Данкен пребывал в растерянности. «Что происходит? — спрашивал он себя. — К чему они клонят? И при чем здесь я?»
— Ты гадаешь, зачем мы позвали тебя, — произнес архиепископ.
— Да, ваша милость.
— Подожди, скоро узнаешь.
— Может, не стоит? — пробормотал Данкен.
— Нашей монастырской братии, — продолжал старец, — манускрипт доставил немало хлопот. Арамейский оказался знакомым только двоим, да и то один, как мне кажется, больше похвалялся, нежели и вправду знал. Так или иначе, мы сумели прочесть документ, однако вся беда в том, что нам неизвестно, настоящий он или поддельный. По форме он напоминает дневник, посвященный пастырству Иисуса. Не то чтобы события излагались в нем день за днем, нет; он изобилует пропусками, хотя при последующем изложении всегда упоминается, что с момента окончания предыдущей записи случилось то-то и то-то. Судя по стилю, можно предположить, что автор жил в те времена и являлся очевидцем событий. Он не обязательно входил в число приближенных Иисуса, но сопровождал его. В тексте не содержится ни намека на то, кем он был в действительности. Он тщательно избегает упоминать об этом. — Архиепископ сделал паузу и пристально посмотрел на Данкена, — Ты, должно быть, понимаешь, каково значение манускрипта, если только он не поддельный?
— Конечно, — откликнулся Данкен, — Ведь благодаря ему мы узнаем, как проходило пастырство Господа нашего Иисуса Христа.
— Все не так просто, сынок, — вмешался Стэндиш-старший. — Это первое свидетельство очевидца, первое доказательство того, что когда-то на свете и впрямь существовал человек по имени Иисус.
— Но я не… не…
— Уста твоего отца изрекли истину, — провозгласил церковник. — Если не принимать в расчет манускрипта, у нас нет никаких доказательств того, что Иисус — лицо историческое. Имеется, правда, ряд отрывочных сведений, все они вызывают сомнение, наводя на мысль, что здесь либо откровенный подлог, либо позднейшие вставки — возможно, дело рук монахов-переписчиков, которые позволили рвению возобладать над честностью. Мы, те, кто верует, не нуждаемся в доказательствах; Святая Церковь не сомневается в личности Иисуса. Однако наше убеждение зиждется на вере, а никак не на доказательствах. Мы не рассуждаем об этом во всеуслышание, ибо нас со всех сторон окружают неверующие и язычники; делиться с ними своими соображениями означало бы утратить мудрость. Лично нам свидетельство манускрипта, если ему, конечно, можно доверять, ни к чему, но Церковь сможет использовать его для привлечения к себе тех, кто еще не уверовал в Господа.

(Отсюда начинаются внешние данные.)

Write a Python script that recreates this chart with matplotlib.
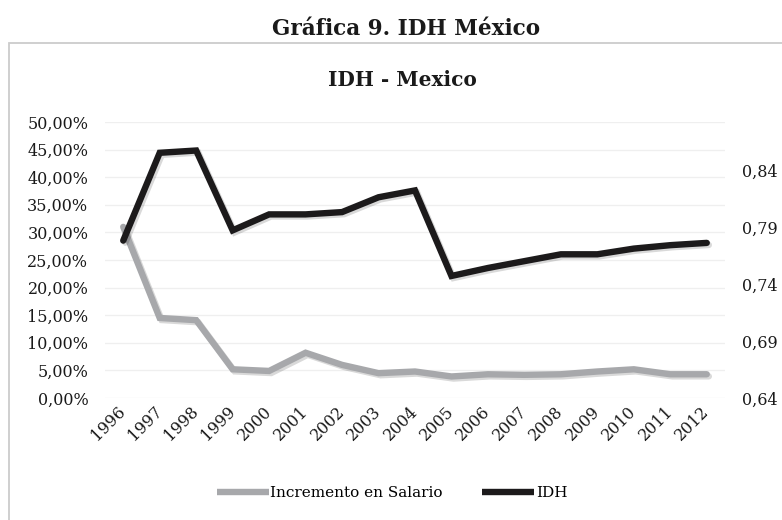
import matplotlib
matplotlib.use("Agg")
import matplotlib.pyplot as plt
import matplotlib.patheffects as pe
from matplotlib.patches import Rectangle
from matplotlib.ticker import FuncFormatter, FixedLocator

years = [str(y) for y in range(1996, 2013)]
salario = [31.0, 14.5, 14.1, 5.2, 4.9, 8.2, 6.0, 4.5, 4.8, 3.9, 4.3, 4.2, 4.3, 4.8, 5.2, 4.3, 4.3]
idh = [0.778, 0.855, 0.857, 0.787, 0.801, 0.801, 0.803, 0.816, 0.822, 0.747,
       0.754, 0.760, 0.766, 0.766, 0.771, 0.774, 0.776]
left_ticks = [0, 5, 10, 15, 20, 25, 30, 35, 40, 45, 50]
right_ticks = [0.64, 0.69, 0.74, 0.79, 0.84]

W, H = 782, 520
fig = plt.figure(figsize=(W / 100, H / 100), dpi=100)
fig.patch.set_facecolor("white")

# chart frame
fig.add_artist(Rectangle((8.5 / W, -0.1), 1.2, 1 - 42.5 / H + 0.1, transform=fig.transFigure,
                         fill=False, edgecolor="#cccccc", lw=1.3))

tick_font = {"family": "DejaVu Serif", "size": 11.5, "color": "#1a1a1a"}

fig.text(406 / W, 1 - 29 / H, "Gráfica 9. IDH México", ha="center", va="center",
         family="DejaVu Serif", fontweight="bold", fontsize=15.5, color="#1a1a1a")
fig.text(402 / W, 1 - 80 / H, "IDH - Mexico", ha="center", va="center",
         family="DejaVu Serif", fontweight="bold", fontsize=14.5, color="#1a1a1a")

ax = fig.add_axes([105 / W, 1 - 398 / H, 620 / W, 276 / H])
ax2 = ax.twinx()
x = list(range(len(years)))

shadow = [pe.SimpleLineShadow(offset=(1.5, -1.5), shadow_color="black", alpha=0.15), pe.Normal()]
l1, = ax.plot(x, salario, color="#a7a8ab", lw=4.6, solid_joinstyle="miter",
              solid_capstyle="round", path_effects=shadow, label="Incremento en Salario")
l2, = ax2.plot(x, idh, color="#1c1a1b", lw=4.6, solid_joinstyle="miter",
               solid_capstyle="round", path_effects=shadow, label="IDH")

ax.set_xlim(-0.5, len(years) - 0.5)
ax.set_ylim(0, 50)
ax2.set_ylim(0.64, 0.882)
ax.yaxis.set_major_locator(FixedLocator(left_ticks))
ax.yaxis.set_major_formatter(FuncFormatter(lambda v, p: f"{v:.2f}%".replace(".", ",")))
ax2.yaxis.set_major_locator(FixedLocator(right_ticks))
ax2.yaxis.set_major_formatter(FuncFormatter(lambda v, p: f"{v:.2f}".replace(".", ",")))
ax.set_xticks(x)
ax.set_xticklabels(years, rotation=45, ha="right", va="center", rotation_mode="anchor")

for a in (ax, ax2):
    for s in a.spines.values():
        s.set_visible(False)
    a.tick_params(length=0)
    for lab in a.get_xticklabels() + a.get_yticklabels():
        lab.set_fontfamily(tick_font["family"])
        lab.set_fontsize(tick_font["size"])
        lab.set_color(tick_font["color"])
ax.tick_params(axis="y", pad=12)
ax2.tick_params(axis="y", pad=12)
ax.tick_params(axis="x", pad=8)
ax.grid(axis="y", color="#efefef", lw=0.9)
ax.set_axisbelow(True)
ax.set_zorder(1)
ax2.set_zorder(2)
ax.patch.set_visible(False)
ax2.patch.set_visible(False)

leg = fig.legend([l1, l2], ["Incremento en Salario", "IDH"], loc="center",
                 bbox_to_anchor=(392 / W, 1 - 493 / H), ncol=2, frameon=False,
                 handlelength=3.4, handletextpad=0.1, columnspacing=2.6,
                 prop={"family": "DejaVu Serif", "size": 11})
for h in leg.legend_handles:
    h.set_path_effects([])
    h.set_solid_capstyle("butt")

fig.savefig("out.png", dpi=100, facecolor="white")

— Кроме того, — заметил Дуглас Стэндиш, — окажись документ подлинным, это положит, в известной мере, конец разброду внутри самой Церкви.
— Но вы сказали, что он, скорее всего, поддельный.
— Таких слов я не произносил, — возразил архиепископ, — Мы склонны полагать, что манускрипт — подлинный. Однако отец Джонатан, знаток арамейского из нашего монастыря, не настолько силен в этом языке, чтобы утверждать наверняка что-либо относящееся к документу. Нам необходим человек, сведущий в арамейском языке, посвятивший его изучению многие годы, знакомый с изменениями, которые произошли в нем на протяжении развития, и способный отождествить перемены с той или иной эпохой. На арамейском говорили пятнадцать с лишним веков, он имел множество диалектов, один из которых сохранился до наших дней на окраине восточного мира. Однако его современная форма разительно отличается от той, что была в обиходе во времена Иисуса; а насколько я могу судить по известным мне фактам, диалекты уже в ту пору различались так сильно, что люди, расстояние между домами которых составляло всего лишь сотню миль, совершенно не понимали друг друга.